De voorzieningenrechter ziet in hetgeen het college in het verweerschrift en ter zitting naar voren heeft gebracht voldoende aanknopingspunten voor het oordeel dat het college in bezwaar tot een verbeterd besluit kan komen. De alsnog gegeven motivering kan hiervoor worden gebruikt. Hiertoe overweegt de voorzieningenrechter dat, zoals verzoekers ter zitting ook hebben erkend, vanuit de dakopbouw (en het dakterras) in het bijzonder inkijk zal zijn in de woningen van verzoekers [verzoeker 2] en [verzoeker 5] , die aan de overzijde van de straat wonen. Voor de woningen van de andere bezwaarmakers heeft de dakopbouw met het dakterras geen bijzondere gevolgen die het college anders had moeten wegen. De inkijk op de woningen aan de overzijde acht de voorzieningenechter gelet op de afstand van het bouwplan tot de woningen niet zodanig dat het college zich niet op het standpunt heeft kunnen stellen dat geen sprake is van een onevenredige aantasting van de privacy van de bewoners.
Ter zitting is komen vast te staan dat het bestreden besluit geen betrekking heeft op de het bijbehorend bouwwerk aan de achterzijde van het perceel en daarom buiten de reikwijdte van deze procedure valt. Vergunninghouder stelt zich op het standpunt dat voor dit bouwwerk geen omgevingsvergunning is vereist. Indien en voor zover verzoekers het hiermee oneens zijn, kunnen zij een handhavingsverzoek bij het college indienen die op zijn eigen merites kan worden beoordeeld.
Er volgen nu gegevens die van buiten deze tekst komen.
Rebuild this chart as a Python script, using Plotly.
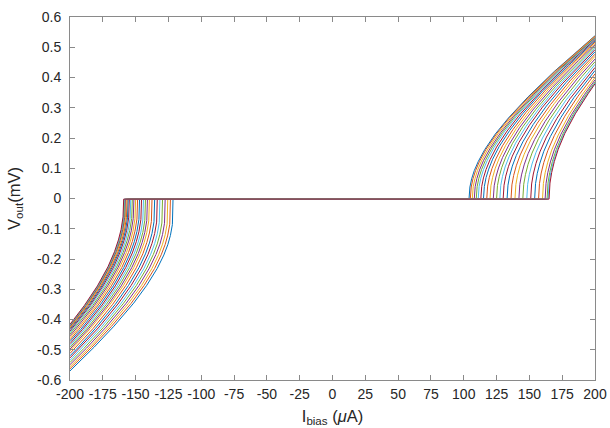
import plotly.graph_objects as go

# ---------------- data ----------------
# switching currents (uA) of each I-V sweep
pos_ic = [104.0, 105.0, 106.5, 108.0, 109.5, 111.0, 113.0, 115.0, 117.5, 120.0,
          122.5, 125.0, 127.5, 130.0, 133.0, 136.0, 139.0, 142.0, 145.0, 148.0,
          151.0, 154.0, 157.0, 160.0, 162.0, 163.5, 164.3, 165.0]
neg_ic = [-121.5, -123.5, -125.5, -127.5, -129.5, -131.5, -133.5, -135.5, -137.5, -139.5,
          -141.0, -142.5, -144.0, -145.5, -147.0, -148.5, -150.0, -151.3, -152.5, -153.7,
          -154.8, -155.7, -156.5, -157.2, -157.8, -158.3, -158.7, -159.1]

# current offsets past the switching current at which the voltage is read (uA)
POS_OFFSETS = [0.7, 2, 4, 7, 12, 20, 30, 45, 65]
NEG_OFFSETS = [0.5, 2, 4, 7, 12, 20, 30, 45, 60]

# voltage (mV) at those offsets; last value of each row is the voltage at +/-200 uA
pos_v = [
    [0.038, 0.065, 0.092, 0.122, 0.162, 0.213, 0.266, 0.336, 0.420, 0.538],
    [0.038, 0.065, 0.092, 0.123, 0.163, 0.214, 0.268, 0.338, 0.422, 0.537],
    [0.039, 0.065, 0.093, 0.124, 0.164, 0.216, 0.270, 0.340, 0.425, 0.535],
    [0.039, 0.066, 0.094, 0.125, 0.165, 0.217, 0.272, 0.343, 0.428, 0.532],
    [0.039, 0.067, 0.095, 0.126, 0.167, 0.219, 0.274, 0.345, 0.431, 0.530],
    [0.040, 0.067, 0.095, 0.127, 0.168, 0.221, 0.276, 0.348, 0.434, 0.528],
    [0.040, 0.068, 0.096, 0.128, 0.170, 0.223, 0.279, 0.351, 0.438, 0.525],
    [0.040, 0.069, 0.097, 0.130, 0.172, 0.225, 0.281, 0.355, 0.441, 0.521],
    [0.041, 0.070, 0.099, 0.131, 0.174, 0.228, 0.285, 0.359, 0.446, 0.517],
    [0.042, 0.070, 0.100, 0.133, 0.176, 0.231, 0.288, 0.363, 0.451, 0.512],
    [0.042, 0.071, 0.101, 0.135, 0.178, 0.234, 0.292, 0.367, 0.456, 0.508],
    [0.043, 0.072, 0.103, 0.137, 0.181, 0.237, 0.295, 0.371, 0.461, 0.503],
    [0.043, 0.073, 0.104, 0.138, 0.183, 0.239, 0.298, 0.375, 0.466, 0.497],
    [0.044, 0.074, 0.105, 0.140, 0.185, 0.242, 0.302, 0.379, 0.470, 0.492],
    [0.044, 0.075, 0.107, 0.142, 0.187, 0.245, 0.306, 0.384, 0.485],
    [0.045, 0.076, 0.108, 0.144, 0.190, 0.249, 0.310, 0.389, 0.477],
    [0.046, 0.077, 0.110, 0.146, 0.193, 0.252, 0.314, 0.394, 0.470],
    [0.046, 0.078, 0.111, 0.148, 0.195, 0.255, 0.318, 0.399, 0.461],
    [0.047, 0.079, 0.113, 0.150, 0.198, 0.259, 0.322, 0.403, 0.452],
    [0.047, 0.080, 0.114, 0.152, 0.200, 0.262, 0.326, 0.408, 0.443],
    [0.048, 0.081, 0.116, 0.154, 0.203, 0.265, 0.330, 0.413, 0.433],
    [0.049, 0.083, 0.117, 0.156, 0.205, 0.268, 0.334, 0.423],
    [0.049, 0.084, 0.119, 0.158, 0.208, 0.272, 0.338, 0.412],
    [0.050, 0.085, 0.120, 0.160, 0.210, 0.275, 0.342, 0.400],
    [0.050, 0.085, 0.121, 0.161, 0.212, 0.277, 0.344, 0.392],
    [0.051, 0.086, 0.122, 0.162, 0.213, 0.279, 0.346, 0.385],
    [0.051, 0.086, 0.122, 0.162, 0.214, 0.280, 0.347, 0.382],
    [0.051, 0.086, 0.122, 0.163, 0.215, 0.280, 0.348, 0.379],
]
neg_v = [
    [-0.086, -0.122, -0.153, -0.187, -0.231, -0.287, -0.346, -0.422, -0.491, -0.570],
    [-0.085, -0.121, -0.152, -0.186, -0.231, -0.287, -0.347, -0.423, -0.492, -0.563],
    [-0.084, -0.120, -0.151, -0.186, -0.231, -0.288, -0.347, -0.424, -0.494, -0.556],
    [-0.082, -0.119, -0.151, -0.185, -0.230, -0.288, -0.348, -0.425, -0.495, -0.549],
    [-0.081, -0.118, -0.150, -0.185, -0.230, -0.288, -0.348, -0.426, -0.496, -0.542],
    [-0.080, -0.117, -0.149, -0.184, -0.230, -0.288, -0.349, -0.427, -0.497, -0.535],
    [-0.078, -0.116, -0.148, -0.184, -0.230, -0.288, -0.349, -0.428, -0.498, -0.527],
    [-0.077, -0.115, -0.147, -0.183, -0.229, -0.288, -0.350, -0.429, -0.500, -0.520],
    [-0.076, -0.114, -0.146, -0.183, -0.229, -0.288, -0.350, -0.430, -0.512],
    [-0.074, -0.113, -0.146, -0.182, -0.229, -0.289, -0.350, -0.430, -0.504],
    [-0.073, -0.112, -0.145, -0.182, -0.229, -0.289, -0.351, -0.431, -0.498],
    [-0.072, -0.112, -0.144, -0.181, -0.228, -0.289, -0.351, -0.432, -0.492],
    [-0.071, -0.111, -0.144, -0.181, -0.228, -0.289, -0.351, -0.432, -0.486],
    [-0.070, -0.110, -0.143, -0.180, -0.228, -0.289, -0.352, -0.433, -0.480],
    [-0.069, -0.109, -0.143, -0.180, -0.228, -0.289, -0.352, -0.434, -0.473],
    [-0.068, -0.108, -0.142, -0.179, -0.228, -0.289, -0.352, -0.434, -0.467],
    [-0.067, -0.108, -0.141, -0.179, -0.227, -0.289, -0.353, -0.435, -0.460],
    [-0.066, -0.107, -0.141, -0.178, -0.227, -0.289, -0.353, -0.435, -0.454],
    [-0.066, -0.106, -0.140, -0.178, -0.227, -0.289, -0.353, -0.448],
    [-0.065, -0.106, -0.140, -0.178, -0.227, -0.289, -0.353, -0.443],
    [-0.064, -0.105, -0.139, -0.177, -0.227, -0.289, -0.354, -0.438],
    [-0.064, -0.105, -0.139, -0.177, -0.226, -0.289, -0.354, -0.433],
    [-0.063, -0.104, -0.139, -0.177, -0.226, -0.289, -0.354, -0.429],
    [-0.063, -0.104, -0.138, -0.177, -0.226, -0.289, -0.354, -0.426],
    [-0.062, -0.103, -0.138, -0.176, -0.226, -0.289, -0.354, -0.423],
    [-0.062, -0.103, -0.138, -0.176, -0.226, -0.289, -0.354, -0.420],
    [-0.062, -0.103, -0.138, -0.176, -0.226, -0.289, -0.354, -0.418],
    [-0.061, -0.103, -0.137, -0.176, -0.226, -0.289, -0.354, -0.416],
]
ZERO_V = -0.002          # superconducting-state voltage (mV)
I_END = 200.0            # sweep end current (uA)

x_ticks = [-200, -175, -150, -125, -100, -75, -50, -25, 0, 25, 50, 75, 100, 125, 150, 175, 200]
x_labels = ["-200", "-175", "-150", "-125", "-100", "-75", "-50", "-25", "0",
            "25", "50", "75", "100", "125", "150", "175", "200"]
y_ticks = [-0.6, -0.5, -0.4, -0.3, -0.2, -0.1, 0, 0.1, 0.2, 0.3, 0.4, 0.5, 0.6]
y_labels = ["-0.6", "-0.5", "-0.4", "-0.3", "-0.2", "-0.1", "0",
            "0.1", "0.2", "0.3", "0.4", "0.5", "0.6"]

COLORS = ["#0072BD", "#D95319", "#EDB120", "#7E2F8E", "#77AC30", "#4DBEEE", "#A2142F"]
FONT = "Liberation Sans, Arial, sans-serif"

# ---------------- figure ----------------
fig = go.Figure()
for k in range(len(pos_ic)):
    nv, pv = neg_v[k], pos_v[k]
    xn = [neg_ic[k] - d for d in NEG_OFFSETS[:len(nv) - 1]]
    xp = [pos_ic[k] + d for d in POS_OFFSETS[:len(pv) - 1]]
    x = [-I_END] + xn[::-1] + [neg_ic[k], pos_ic[k]] + xp + [I_END]
    y = [nv[-1]] + nv[:-1][::-1] + [ZERO_V, ZERO_V] + pv[:-1] + [pv[-1]]
    fig.add_trace(go.Scatter(x=x, y=y, mode="lines",
                             line=dict(color=COLORS[k % len(COLORS)], width=1),
                             showlegend=False, hoverinfo="skip"))

axis_common = dict(showline=True, linecolor="#8a8a8a", linewidth=1, mirror="ticks",
                   ticks="inside", ticklen=5, tickcolor="#8a8a8a", tickwidth=1,
                   showgrid=False, zeroline=False, automargin=False,
                   tickfont=dict(family=FONT, size=14, color="#262626"))

fig.update_layout(
    width=610, height=428,
    margin=dict(l=70, r=15, t=17, b=48),
    paper_bgcolor="white", plot_bgcolor="white",
    xaxis=dict(range=[-200, 200], tickmode="array", tickvals=x_ticks, ticktext=x_labels,
               ticklabelstandoff=1,
               title=dict(text="I<sub>bias</sub> (<i>μ</i>A)", standoff=9,
                          font=dict(family=FONT, size=16.5, color="#262626")),
               **axis_common),
    yaxis=dict(range=[-0.6, 0.6], tickmode="array", tickvals=y_ticks, ticktext=y_labels,
               ticklabelstandoff=5,
               title=dict(text="V<sub>out</sub>(mV)", standoff=12,
                          font=dict(family=FONT, size=16.5, color="#262626")),
               **axis_common),
)

fig.write_html("out.html")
De voorzieningenrechter komt tot de conclusie dat het bestreden besluit diverse gebreken bevat. Gelet op hetgeen is overwogen in punt 7.2 en 9.2 heeft het bezwaar redelijke kans van slagen. Het college zal voor wat betreft de stedenbouwkundige beoordeling en het aspect geluid nader onderzoek moeten verrichten en de uitkomst daarvan mee dienen te wegen in het kader van de beoordeling of sprake is van een evenwichtige toedeling van functies aan locaties als bedoeld in artikel 8.0a, tweede lid, van het Bkl. De voorzieningenrechter ziet gelet op de betrokken belangen en de onomkeerbaarheid van het bouwplan aanleiding voor het treffen van een voorlopige voorziening en schorst het besluit van 4 april 2025 tot zes weken na bekendmaking van het besluit op bezwaar aan verzoekers.